#### PROBLEM:
Print out the material that follows word for word.

#### SOURCE EXCERPT:
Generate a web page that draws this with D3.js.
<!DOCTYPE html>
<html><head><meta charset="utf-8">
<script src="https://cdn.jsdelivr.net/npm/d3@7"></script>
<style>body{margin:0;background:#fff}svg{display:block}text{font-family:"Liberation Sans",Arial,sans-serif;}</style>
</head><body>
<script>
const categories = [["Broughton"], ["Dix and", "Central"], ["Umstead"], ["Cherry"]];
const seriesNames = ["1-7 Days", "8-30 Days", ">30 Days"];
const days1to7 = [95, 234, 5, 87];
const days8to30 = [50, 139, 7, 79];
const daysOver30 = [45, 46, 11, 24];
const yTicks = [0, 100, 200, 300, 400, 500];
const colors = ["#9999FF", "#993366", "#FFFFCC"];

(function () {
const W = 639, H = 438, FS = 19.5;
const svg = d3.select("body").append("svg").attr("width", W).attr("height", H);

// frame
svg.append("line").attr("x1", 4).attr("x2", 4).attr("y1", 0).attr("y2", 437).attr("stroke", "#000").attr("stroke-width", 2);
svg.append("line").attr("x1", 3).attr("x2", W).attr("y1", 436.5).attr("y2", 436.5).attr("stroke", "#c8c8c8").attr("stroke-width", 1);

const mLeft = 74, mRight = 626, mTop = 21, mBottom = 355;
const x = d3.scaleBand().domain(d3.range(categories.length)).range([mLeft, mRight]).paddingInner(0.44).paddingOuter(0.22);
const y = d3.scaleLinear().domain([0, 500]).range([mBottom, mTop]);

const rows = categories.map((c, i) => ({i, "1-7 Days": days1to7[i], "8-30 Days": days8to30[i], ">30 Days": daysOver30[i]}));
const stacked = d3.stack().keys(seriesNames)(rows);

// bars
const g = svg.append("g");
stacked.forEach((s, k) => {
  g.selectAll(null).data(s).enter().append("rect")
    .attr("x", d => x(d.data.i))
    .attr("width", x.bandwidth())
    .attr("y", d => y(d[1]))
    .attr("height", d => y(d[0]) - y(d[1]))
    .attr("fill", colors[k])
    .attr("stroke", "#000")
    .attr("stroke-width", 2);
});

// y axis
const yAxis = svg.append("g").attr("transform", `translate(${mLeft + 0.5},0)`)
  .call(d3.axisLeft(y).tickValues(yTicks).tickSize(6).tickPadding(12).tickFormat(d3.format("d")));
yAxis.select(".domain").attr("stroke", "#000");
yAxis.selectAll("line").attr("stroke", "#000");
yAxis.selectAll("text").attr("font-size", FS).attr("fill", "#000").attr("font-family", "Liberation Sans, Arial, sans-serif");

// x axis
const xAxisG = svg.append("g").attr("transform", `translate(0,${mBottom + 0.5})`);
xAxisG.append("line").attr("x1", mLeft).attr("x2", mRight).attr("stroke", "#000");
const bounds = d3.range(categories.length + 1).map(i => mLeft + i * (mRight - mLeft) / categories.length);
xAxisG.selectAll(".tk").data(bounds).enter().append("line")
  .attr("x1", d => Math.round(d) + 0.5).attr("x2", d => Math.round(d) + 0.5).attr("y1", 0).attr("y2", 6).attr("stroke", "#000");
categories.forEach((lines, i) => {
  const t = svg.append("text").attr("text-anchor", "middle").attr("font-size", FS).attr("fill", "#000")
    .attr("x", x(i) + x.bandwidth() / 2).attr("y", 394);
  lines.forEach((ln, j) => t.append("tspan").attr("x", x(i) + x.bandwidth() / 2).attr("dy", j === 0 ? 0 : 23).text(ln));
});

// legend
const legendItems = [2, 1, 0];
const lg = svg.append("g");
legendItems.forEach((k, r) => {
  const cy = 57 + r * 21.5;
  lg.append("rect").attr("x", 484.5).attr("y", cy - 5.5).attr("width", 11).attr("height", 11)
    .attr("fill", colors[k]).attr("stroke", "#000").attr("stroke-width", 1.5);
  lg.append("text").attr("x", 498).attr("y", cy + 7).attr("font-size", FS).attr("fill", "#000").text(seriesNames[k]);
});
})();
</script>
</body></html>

#### WRITTEN RESPONSE:
Generate a web page that draws this with D3.js.
<!DOCTYPE html>
<html><head><meta charset="utf-8">
<script src="https://cdn.jsdelivr.net/npm/d3@7"></script>
<style>body{margin:0;background:#fff}svg{display:block}text{font-family:"Liberation Sans",Arial,sans-serif;}</style>
</head><body>
<script>
const categories = [["Broughton"], ["Dix and", "Central"], ["Umstead"], ["Cherry"]];
const seriesNames = ["1-7 Days", "8-30 Days", ">30 Days"];
const days1to7 = [95, 234, 5, 87];
const days8to30 = [50, 139, 7, 79];
const daysOver30 = [45, 46, 11, 24];
const yTicks = [0, 100, 200, 300, 400, 500];
const colors = ["#9999FF", "#993366", "#FFFFCC"];

(function () {
const W = 639, H = 438, FS = 19.5;
const svg = d3.select("body").append("svg").attr("width", W).attr("height", H);

// frame
svg.append("line").attr("x1", 4).attr("x2", 4).attr("y1", 0).attr("y2", 437).attr("stroke", "#000").attr("stroke-width", 2);
svg.append("line").attr("x1", 3).attr("x2", W).attr("y1", 436.5).attr("y2", 436.5).attr("stroke", "#c8c8c8").attr("stroke-width", 1);

const mLeft = 74, mRight = 626, mTop = 21, mBottom = 355;
const x = d3.scaleBand().domain(d3.range(categories.length)).range([mLeft, mRight]).paddingInner(0.44).paddingOuter(0.22);
const y = d3.scaleLinear().domain([0, 500]).range([mBottom, mTop]);

const rows = categories.map((c, i) => ({i, "1-7 Days": days1to7[i], "8-30 Days": days8to30[i], ">30 Days": daysOver30[i]}));
const stacked = d3.stack().keys(seriesNames)(rows);

// bars
const g = svg.append("g");
stacked.forEach((s, k) => {
  g.selectAll(null).data(s).enter().append("rect")
    .attr("x", d => x(d.data.i))
    .attr("width", x.bandwidth())
    .attr("y", d => y(d[1]))
    .attr("height", d => y(d[0]) - y(d[1]))
    .attr("fill", colors[k])
    .attr("stroke", "#000")
    .attr("stroke-width", 2);
});

// y axis
const yAxis = svg.append("g").attr("transform", `translate(${mLeft + 0.5},0)`)
  .call(d3.axisLeft(y).tickValues(yTicks).tickSize(6).tickPadding(12).tickFormat(d3.format("d")));
yAxis.select(".domain").attr("stroke", "#000");
yAxis.selectAll("line").attr("stroke", "#000");
yAxis.selectAll("text").attr("font-size", FS).attr("fill", "#000").attr("font-family", "Liberation Sans, Arial, sans-serif");

// x axis
const xAxisG = svg.append("g").attr("transform", `translate(0,${mBottom + 0.5})`);
xAxisG.append("line").attr("x1", mLeft).attr("x2", mRight).attr("stroke", "#000");
const bounds = d3.range(categories.length + 1).map(i => mLeft + i * (mRight - mLeft) / categories.length);
xAxisG.selectAll(".tk").data(bounds).enter().append("line")
  .attr("x1", d => Math.round(d) + 0.5).attr("x2", d => Math.round(d) + 0.5).attr("y1", 0).attr("y2", 6).attr("stroke", "#000");
categories.forEach((lines, i) => {
  const t = svg.append("text").attr("text-anchor", "middle").attr("font-size", FS).attr("fill", "#000")
    .attr("x", x(i) + x.bandwidth() / 2).attr("y", 394);
  lines.forEach((ln, j) => t.append("tspan").attr("x", x(i) + x.bandwidth() / 2).attr("dy", j === 0 ? 0 : 23).text(ln));
});

// legend
const legendItems = [2, 1, 0];
const lg = svg.append("g");
legendItems.forEach((k, r) => {
  const cy = 57 + r * 21.5;
  lg.append("rect").attr("x", 484.5).attr("y", cy - 5.5).attr("width", 11).attr("height", 11)
    .attr("fill", colors[k]).attr("stroke", "#000").attr("stroke-width", 1.5);
  lg.append("text").attr("x", 498).attr("y", cy + 7).attr("font-size", FS).attr("fill", "#000").text(seriesNames[k]);
});
})();
</script>
</body></html>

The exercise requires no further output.